With that being said, you may need to sell them on this. To do that, you’ll need to make sure that they understand the relevance of the training to them personally and professionally. They also need to understand the endgame – what does completing the training do for them?

You can do that in a couple of ways, but the most important is to have a career path plotted out. This allows employees to look at each step along the path and understand how it correlates to their future. It also helps them understand what comes next when they complete a module or course.

Combine L&D and Performance Management

Performance management will need to continue even while everyone is working remotely. This actually provides a simple way to promote a growth mindset. Combine learning and development progression talks with your regular check-ins and coaching efforts.
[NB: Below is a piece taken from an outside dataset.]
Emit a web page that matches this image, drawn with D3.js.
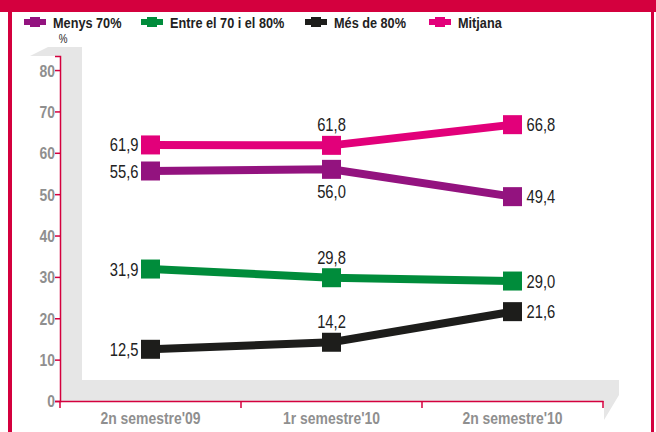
<!DOCTYPE html>
<html>
<head>
<meta charset="utf-8">
<script src="https://cdn.jsdelivr.net/npm/d3@7"></script>
<style>
  body { margin: 0; background: #fff; }
  svg { display: block; }
</style>
</head>
<body>
<figure style="margin:0"></figure>
<script>
const categories = ["2n semestre'09", "1r semestre'10", "2n semestre'10"];
const seriesNames = ["Menys 70%", "Entre el 70 i el 80%", "Més de 80%", "Mitjana"];
const menys70 = [55.6, 56.0, 49.4];
const entre70i80 = [31.9, 29.8, 29.0];
const mesDe80 = [12.5, 14.2, 21.6];
const mitjana = [61.9, 61.8, 66.8];
const yTicks = [0, 10, 20, 30, 40, 50, 60, 70, 80];

(() => {
  const totalWidth = 656;
  const totalHeight = 432;
  const font = '"Liberation Sans", Arial, sans-serif';
  const squeeze = 0.82; // condensed look
  const crimson = '#d4003e';

  const svg = d3.select('figure').append('svg')
    .attr('width', totalWidth)
    .attr('height', totalHeight);

  // places a condensed text at (px, py)
  const narrowAt = (sel, px, py) => sel
    .attr('x', 0).attr('y', 0)
    .attr('transform', (d, i) => 'translate(' + px(d, i) + ',' + py(d, i) + ') scale(' + squeeze + ',1)');

  // frame
  svg.append('rect').attr('x', 0).attr('y', 0).attr('width', 656).attr('height', 12).attr('fill', crimson);
  svg.append('rect').attr('x', 8).attr('y', 0).attr('width', 4).attr('height', totalHeight).attr('fill', crimson);
  svg.append('rect').attr('x', 651).attr('y', 0).attr('width', 3).attr('height', totalHeight).attr('fill', crimson);

  const x = d3.scaleBand().domain(categories).range([60, 603]).padding(0);
  const y = d3.scaleLinear().domain([0, 83.4]).range([401, 56]);
  const cx = (c) => x(c) + x.bandwidth() / 2;

  // 3d wall and floor
  const gray = '#e6e6e6';
  svg.append('path')
    .attr('fill', gray)
    .attr('d', 'M30,56 L48,47 L82,47 L82,380 L619,380 L619,395 L604,420 L604,401 L60,401 L60,56 Z');

  // axes
  const yAxis = svg.append('g')
    .attr('transform', 'translate(60,0)')
    .call(d3.axisLeft(y).tickValues(yTicks).tickSize(5).tickFormat(d3.format('d')));
  yAxis.select('.domain').attr('stroke', crimson).attr('stroke-width', 1.5);
  yAxis.selectAll('.tick line').attr('stroke', crimson).attr('stroke-width', 1.5);
  yAxis.selectAll('.tick text')
    .attr('fill', '#8f8f8f')
    .attr('font-family', font)
    .attr('font-weight', 'bold')
    .attr('font-size', 17)
    .attr('dy', '0.35em')
    .call(narrowAt, () => -5, () => 0);

  const xAxis = svg.append('g')
    .attr('transform', 'translate(0,' + y(0) + ')')
    .call(d3.axisBottom(x).tickSize(0).tickSizeOuter(0));
  xAxis.select('.domain').attr('stroke', crimson).attr('stroke-width', 1.5);
  xAxis.selectAll('.tick text')
    .attr('fill', '#8f8f8f')
    .attr('font-family', font)
    .attr('font-weight', 'bold')
    .attr('font-size', 17)
    .attr('dy', '0')
    .call(narrowAt, () => 0, () => 23);
  const edges = categories.map((c) => x(c)).concat([x.range()[1]]);
  xAxis.selectAll('line.edge')
    .data(edges)
    .enter().append('line')
    .attr('class', 'edge')
    .attr('x1', (d) => d).attr('x2', (d) => d)
    .attr('y1', 0).attr('y2', 7)
    .attr('stroke', crimson).attr('stroke-width', 1.5);

  svg.append('text')
    .attr('text-anchor', 'middle')
    .attr('font-family', font)
    .attr('font-size', 12)
    .attr('fill', '#222')
    .text('%')
    .call(narrowAt, () => 63, () => 43);

  const series = [
    {name: seriesNames[0], values: menys70, color: '#93137f', mid: 'below'},
    {name: seriesNames[1], values: entre70i80, color: '#008c3b', mid: 'above'},
    {name: seriesNames[2], values: mesDe80, color: '#1d1d1b', mid: 'above'},
    {name: seriesNames[3], values: mitjana, color: '#e2007a', mid: 'above'}
  ];

  const line = d3.line()
    .x((d, i) => cx(categories[i]))
    .y((d) => y(d));

  const fmt = (v) => d3.format('.1f')(v).replace('.', ',');

  series.forEach((s) => {
    const g = svg.append('g');
    g.append('path')
      .datum(s.values)
      .attr('fill', 'none')
      .attr('stroke', s.color)
      .attr('stroke-width', 8)
      .attr('d', line);
    g.selectAll('rect')
      .data(s.values)
      .enter().append('rect')
      .attr('x', (d, i) => cx(categories[i]) - 9.5)
      .attr('y', (d) => y(d) - 9.5)
      .attr('width', 19)
      .attr('height', 19)
      .attr('fill', s.color);
    g.selectAll('text')
      .data(s.values)
      .enter().append('text')
      .attr('font-family', font)
      .attr('font-size', 18)
      .attr('fill', '#222')
      .attr('text-anchor', (d, i) => i === 0 ? 'end' : i === 2 ? 'start' : 'middle')
      .text(fmt)
      .call(narrowAt,
        (d, i) => i === 0 ? cx(categories[i]) - 12 : i === 2 ? cx(categories[i]) + 14 : cx(categories[i]),
        (d, i) => i === 1 ? (s.mid === 'above' ? y(d) - 14 : y(d) + 29) : y(d) + 6.5);
  });

  // legend
  const legendX = [24, 141, 305, 429];
  const legend = svg.append('g');
  series.forEach((s, i) => {
    const lg = legend.append('g').attr('transform', 'translate(' + legendX[i] + ',22)');
    lg.append('line').attr('x1', 0).attr('x2', 22).attr('y1', 0).attr('y2', 0)
      .attr('stroke', s.color).attr('stroke-width', 6);
    lg.append('rect').attr('x', 6).attr('y', -5).attr('width', 10).attr('height', 10).attr('fill', s.color);
    lg.append('text')
      .attr('font-family', font)
      .attr('font-weight', 'bold')
      .attr('font-size', 15.5)
      .attr('fill', '#222')
      .text(s.name)
      .call(narrowAt, () => 29, () => 6);
  });
})();
</script>
</body>
</html>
Tie it into improvement plans, and make sure that each team member understands who upskilling can improve their performance while also moving the company forward.

Foster a Sense of Purpose

Finally, you need to foster a sense of purpose. Learning and development without any underlying purpose won’t go far, even if you’re able to make it relevant and compelling for your team members. This is perhaps the simplest to accomplish, though, as you can tie it in with your company’s purpose and mission.

Bringing It All Together

Maintaining a learning and development-focused mindset can be challenging. The first step is to commit to developing it in the first place. Next, you need to ensure that you’re able to lead effectively from in a remote-work environment.

Become an advocate for learning and development and help your team members understand the value upskilling offers them and the relevance of course content to their professional and personal development. Finally, make L&D part of performance management, and then foster a sense of purpose by tying everything into your company’s mission. With the right mindset and a little dedication, you can keep your team focused on growth and learning.